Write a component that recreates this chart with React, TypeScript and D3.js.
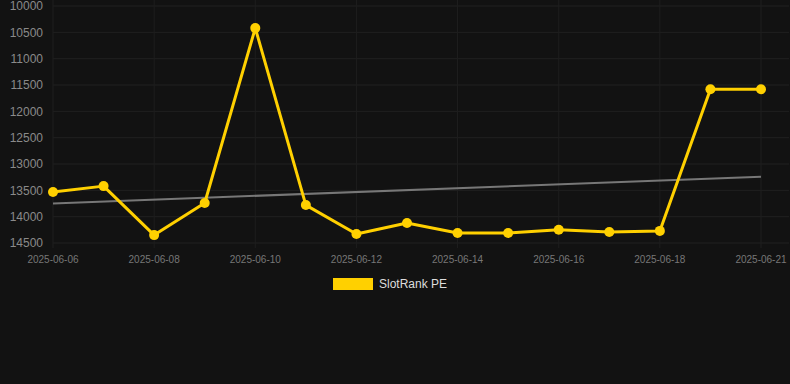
import React from "react";
import * as d3 from "d3";

const categories = [
  "2025-06-06", "2025-06-07", "2025-06-08", "2025-06-09", "2025-06-10",
  "2025-06-11", "2025-06-12", "2025-06-13", "2025-06-14", "2025-06-15",
  "2025-06-16", "2025-06-17", "2025-06-18", "2025-06-19", "2025-06-21",
];
const values = [
  13530, 13420, 14350, 13740, 10420, 13780, 14330, 14120, 14310, 14310,
  14250, 14290, 14270, 11580, 11580,
];
const trendValues = [13750, 13240];
const yTicks = [10000, 10500, 11000, 11500, 12000, 12500, 13000, 13500, 14000, 14500];
const xTickLabels = [
  "2025-06-06", "2025-06-08", "2025-06-10", "2025-06-12", "2025-06-14",
  "2025-06-16", "2025-06-18", "2025-06-21",
];
const seriesName = "SlotRank PE";

const W = 790;
const H = 384;
const left = 53;
const right = 761;
const top = 6;
const bottom = 243;

export default function App() {
  const x = d3.scalePoint<string>().domain(categories).range([left, right]);
  const y = d3.scaleLinear().domain([10000, 14500]).range([top, bottom]);
  const line = d3
    .line<number>()
    .x((_, i) => x(categories[i]) as number)
    .y((d) => y(d));
  const font = "Liberation Sans, Arial, Helvetica, sans-serif";
  return (
    <svg
      width={W}
      height={H}
      style={{ position: "absolute", left: 0, top: 0, background: "#121212" }}
    >
      <rect x={0} y={0} width={W} height={H} fill="#121212" />
      {yTicks.map((t) => (
        <g key={t}>
          <line x1={left} x2={789} y1={y(t)} y2={y(t)} stroke="#202020" strokeWidth={1} />
          <text
            x={43}
            y={y(t)}
            dy="0.35em"
            textAnchor="end"
            fill="#8a8a8a"
            fontSize={12}
            fontFamily={font}
          >
            {t}
          </text>
        </g>
      ))}
      {xTickLabels.map((c) => (
        <g key={c}>
          <line
            x1={x(c)}
            x2={x(c)}
            y1={0}
            y2={bottom + 5}
            stroke="#1e1e1e"
            strokeWidth={1}
          />
          <text
            x={x(c)}
            y={259}
            dy="0.35em"
            textAnchor="middle"
            fill="#777"
            fontSize={10}
            fontFamily={font}
          >
            {c}
          </text>
        </g>
      ))}
      <line
        x1={x(categories[0])}
        x2={x(categories[categories.length - 1])}
        y1={y(trendValues[0])}
        y2={y(trendValues[1])}
        stroke="#777"
        strokeWidth={2}
      />
      <path d={line(values) || ""} fill="none" stroke="#FFD000" strokeWidth={3} strokeLinejoin="round" />
      {values.map((v, i) => (
        <circle key={i} cx={x(categories[i])} cy={y(v)} r={5} fill="#FFD000" />
      ))}
      <rect x={333} y={278} width={40} height={12} fill="#FFD000" />
      <text x={379} y={284} dy="0.35em" fill="#dddddd" fontSize={12} fontFamily={font}>
        {seriesName}
      </text>
    </svg>
  );
}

○ ○ ○ ○ ○ ○ ○

**THE REQUEST:** Without the pictures, transcribe the listing above exactly.

**SOLUTION TO THIS PROBLEM:**
Write a component that recreates this chart with React, TypeScript and D3.js.
import React from "react";
import * as d3 from "d3";

const categories = [
  "2025-06-06", "2025-06-07", "2025-06-08", "2025-06-09", "2025-06-10",
  "2025-06-11", "2025-06-12", "2025-06-13", "2025-06-14", "2025-06-15",
  "2025-06-16", "2025-06-17", "2025-06-18", "2025-06-19", "2025-06-21",
];
const values = [
  13530, 13420, 14350, 13740, 10420, 13780, 14330, 14120, 14310, 14310,
  14250, 14290, 14270, 11580, 11580,
];
const trendValues = [13750, 13240];
const yTicks = [10000, 10500, 11000, 11500, 12000, 12500, 13000, 13500, 14000, 14500];
const xTickLabels = [
  "2025-06-06", "2025-06-08", "2025-06-10", "2025-06-12", "2025-06-14",
  "2025-06-16", "2025-06-18", "2025-06-21",
];
const seriesName = "SlotRank PE";

const W = 790;
const H = 384;
const left = 53;
const right = 761;
const top = 6;
const bottom = 243;

export default function App() {
  const x = d3.scalePoint<string>().domain(categories).range([left, right]);
  const y = d3.scaleLinear().domain([10000, 14500]).range([top, bottom]);
  const line = d3
    .line<number>()
    .x((_, i) => x(categories[i]) as number)
    .y((d) => y(d));
  const font = "Liberation Sans, Arial, Helvetica, sans-serif";
  return (
    <svg
      width={W}
      height={H}
      style={{ position: "absolute", left: 0, top: 0, background: "#121212" }}
    >
      <rect x={0} y={0} width={W} height={H} fill="#121212" />
      {yTicks.map((t) => (
        <g key={t}>
          <line x1={left} x2={789} y1={y(t)} y2={y(t)} stroke="#202020" strokeWidth={1} />
          <text
            x={43}
            y={y(t)}
            dy="0.35em"
            textAnchor="end"
            fill="#8a8a8a"
            fontSize={12}
            fontFamily={font}
          >
            {t}
          </text>
        </g>
      ))}
      {xTickLabels.map((c) => (
        <g key={c}>
          <line
            x1={x(c)}
            x2={x(c)}
            y1={0}
            y2={bottom + 5}
            stroke="#1e1e1e"
            strokeWidth={1}
          />
          <text
            x={x(c)}
            y={259}
            dy="0.35em"
            textAnchor="middle"
            fill="#777"
            fontSize={10}
            fontFamily={font}
          >
            {c}
          </text>
        </g>
      ))}
      <line
        x1={x(categories[0])}
        x2={x(categories[categories.length - 1])}
        y1={y(trendValues[0])}
        y2={y(trendValues[1])}
        stroke="#777"
        strokeWidth={2}
      />
      <path d={line(values) || ""} fill="none" stroke="#FFD000" strokeWidth={3} strokeLinejoin="round" />
      {values.map((v, i) => (
        <circle key={i} cx={x(categories[i])} cy={y(v)} r={5} fill="#FFD000" />
      ))}
      <rect x={333} y={278} width={40} height={12} fill="#FFD000" />
      <text x={379} y={284} dy="0.35em" fill="#dddddd" fontSize={12} fontFamily={font}>
        {seriesName}
      </text>
    </svg>
  );
}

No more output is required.